Pictures in the entries below are to be left out; otherwise, reproduce exactly the lines from the first through the line containing "y_ticks = [0, 10, 20, 30, 40, 50, 60, 70]".
══════════════════════════════
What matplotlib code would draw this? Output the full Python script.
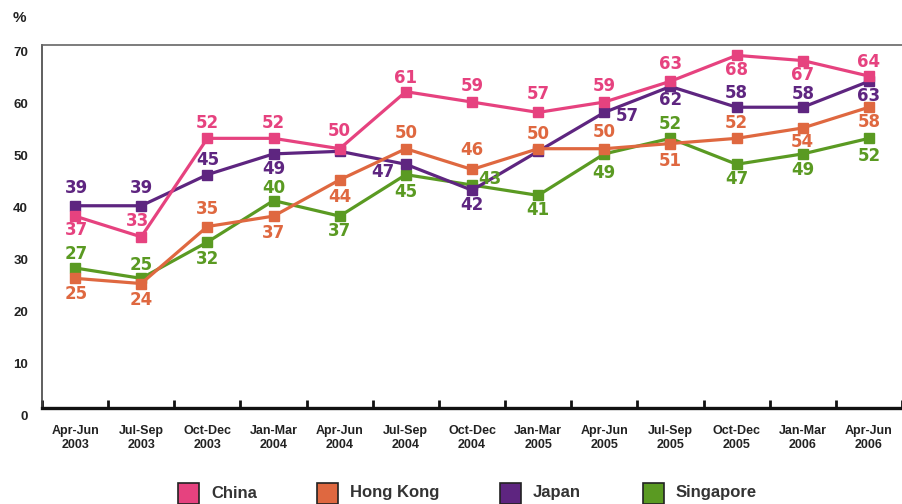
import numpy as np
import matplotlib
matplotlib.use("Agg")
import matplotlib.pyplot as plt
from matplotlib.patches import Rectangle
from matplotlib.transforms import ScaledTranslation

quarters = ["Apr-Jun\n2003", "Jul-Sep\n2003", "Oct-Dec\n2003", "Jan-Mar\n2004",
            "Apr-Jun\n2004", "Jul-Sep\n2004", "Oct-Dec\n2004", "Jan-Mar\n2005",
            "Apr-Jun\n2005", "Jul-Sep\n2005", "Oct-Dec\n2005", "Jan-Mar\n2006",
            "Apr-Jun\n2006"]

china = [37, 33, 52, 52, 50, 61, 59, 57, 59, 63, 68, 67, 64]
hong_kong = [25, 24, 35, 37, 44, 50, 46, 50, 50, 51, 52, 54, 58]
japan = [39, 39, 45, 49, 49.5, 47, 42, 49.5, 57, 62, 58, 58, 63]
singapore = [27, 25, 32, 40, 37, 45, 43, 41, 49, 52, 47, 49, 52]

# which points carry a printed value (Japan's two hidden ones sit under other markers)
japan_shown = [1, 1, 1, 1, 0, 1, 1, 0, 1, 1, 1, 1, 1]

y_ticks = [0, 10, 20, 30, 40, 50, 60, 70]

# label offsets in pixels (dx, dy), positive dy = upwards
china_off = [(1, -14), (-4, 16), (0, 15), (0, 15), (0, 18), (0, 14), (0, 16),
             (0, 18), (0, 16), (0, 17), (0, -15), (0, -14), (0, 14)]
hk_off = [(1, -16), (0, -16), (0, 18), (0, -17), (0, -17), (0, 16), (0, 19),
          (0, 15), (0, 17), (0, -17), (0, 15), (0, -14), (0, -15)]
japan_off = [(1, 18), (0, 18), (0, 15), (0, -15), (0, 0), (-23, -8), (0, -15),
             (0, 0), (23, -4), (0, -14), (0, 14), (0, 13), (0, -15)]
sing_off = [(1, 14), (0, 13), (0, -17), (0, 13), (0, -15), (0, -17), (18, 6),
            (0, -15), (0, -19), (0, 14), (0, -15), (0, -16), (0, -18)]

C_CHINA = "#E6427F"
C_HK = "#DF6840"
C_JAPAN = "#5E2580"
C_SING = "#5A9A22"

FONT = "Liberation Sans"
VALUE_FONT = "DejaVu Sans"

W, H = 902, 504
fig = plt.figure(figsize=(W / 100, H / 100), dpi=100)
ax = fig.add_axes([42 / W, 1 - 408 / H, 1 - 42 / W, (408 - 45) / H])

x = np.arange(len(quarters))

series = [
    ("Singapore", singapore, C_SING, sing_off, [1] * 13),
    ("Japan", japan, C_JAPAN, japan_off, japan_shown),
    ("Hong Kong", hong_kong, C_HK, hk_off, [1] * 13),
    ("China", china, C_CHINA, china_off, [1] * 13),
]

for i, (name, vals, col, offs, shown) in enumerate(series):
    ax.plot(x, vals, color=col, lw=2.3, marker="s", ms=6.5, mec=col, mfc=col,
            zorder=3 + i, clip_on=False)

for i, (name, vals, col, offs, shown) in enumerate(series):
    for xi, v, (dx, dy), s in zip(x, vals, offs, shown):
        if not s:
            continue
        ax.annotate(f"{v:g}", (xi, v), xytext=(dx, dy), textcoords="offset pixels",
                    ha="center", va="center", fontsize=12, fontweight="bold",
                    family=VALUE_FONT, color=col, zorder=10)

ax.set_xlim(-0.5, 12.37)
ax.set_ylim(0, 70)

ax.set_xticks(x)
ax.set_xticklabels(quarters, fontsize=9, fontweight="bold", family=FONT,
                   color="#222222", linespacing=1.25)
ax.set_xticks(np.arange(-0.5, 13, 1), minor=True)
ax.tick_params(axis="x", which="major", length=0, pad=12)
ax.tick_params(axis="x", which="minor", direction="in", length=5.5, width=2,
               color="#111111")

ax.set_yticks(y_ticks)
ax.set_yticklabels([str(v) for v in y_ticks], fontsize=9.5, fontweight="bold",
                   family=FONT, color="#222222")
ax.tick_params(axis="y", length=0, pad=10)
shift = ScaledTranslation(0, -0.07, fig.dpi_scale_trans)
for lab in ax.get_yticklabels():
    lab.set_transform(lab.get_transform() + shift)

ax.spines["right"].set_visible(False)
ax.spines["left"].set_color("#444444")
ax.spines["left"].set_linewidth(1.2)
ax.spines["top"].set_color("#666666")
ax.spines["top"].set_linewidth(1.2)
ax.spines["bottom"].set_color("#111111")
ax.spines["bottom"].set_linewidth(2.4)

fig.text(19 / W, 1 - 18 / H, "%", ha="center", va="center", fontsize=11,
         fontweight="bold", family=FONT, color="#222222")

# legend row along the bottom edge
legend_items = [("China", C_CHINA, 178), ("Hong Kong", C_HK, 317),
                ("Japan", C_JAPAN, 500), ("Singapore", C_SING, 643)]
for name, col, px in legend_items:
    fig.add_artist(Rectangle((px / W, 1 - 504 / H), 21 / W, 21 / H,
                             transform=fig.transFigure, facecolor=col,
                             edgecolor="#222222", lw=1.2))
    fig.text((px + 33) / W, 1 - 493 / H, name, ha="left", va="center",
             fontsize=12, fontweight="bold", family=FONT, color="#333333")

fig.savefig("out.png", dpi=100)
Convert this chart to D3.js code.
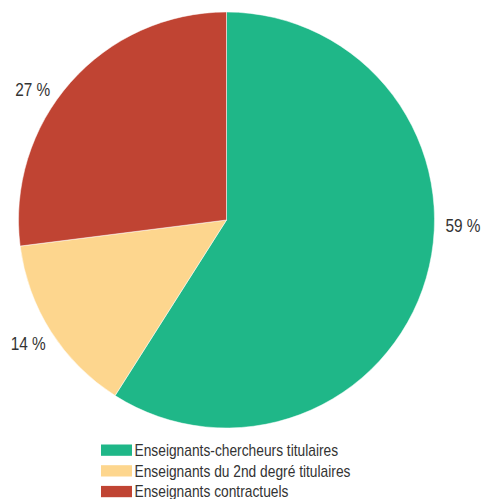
══════════════════════════════
Solution for this task:
What matplotlib code would draw this? Output the full Python script.
import numpy as np
import matplotlib
matplotlib.use("Agg")
import matplotlib.pyplot as plt
from matplotlib.patches import Rectangle
from matplotlib.transforms import ScaledTranslation

quarters = ["Apr-Jun\n2003", "Jul-Sep\n2003", "Oct-Dec\n2003", "Jan-Mar\n2004",
            "Apr-Jun\n2004", "Jul-Sep\n2004", "Oct-Dec\n2004", "Jan-Mar\n2005",
            "Apr-Jun\n2005", "Jul-Sep\n2005", "Oct-Dec\n2005", "Jan-Mar\n2006",
            "Apr-Jun\n2006"]

china = [37, 33, 52, 52, 50, 61, 59, 57, 59, 63, 68, 67, 64]
hong_kong = [25, 24, 35, 37, 44, 50, 46, 50, 50, 51, 52, 54, 58]
japan = [39, 39, 45, 49, 49.5, 47, 42, 49.5, 57, 62, 58, 58, 63]
singapore = [27, 25, 32, 40, 37, 45, 43, 41, 49, 52, 47, 49, 52]

# which points carry a printed value (Japan's two hidden ones sit under other markers)
japan_shown = [1, 1, 1, 1, 0, 1, 1, 0, 1, 1, 1, 1, 1]

y_ticks = [0, 10, 20, 30, 40, 50, 60, 70]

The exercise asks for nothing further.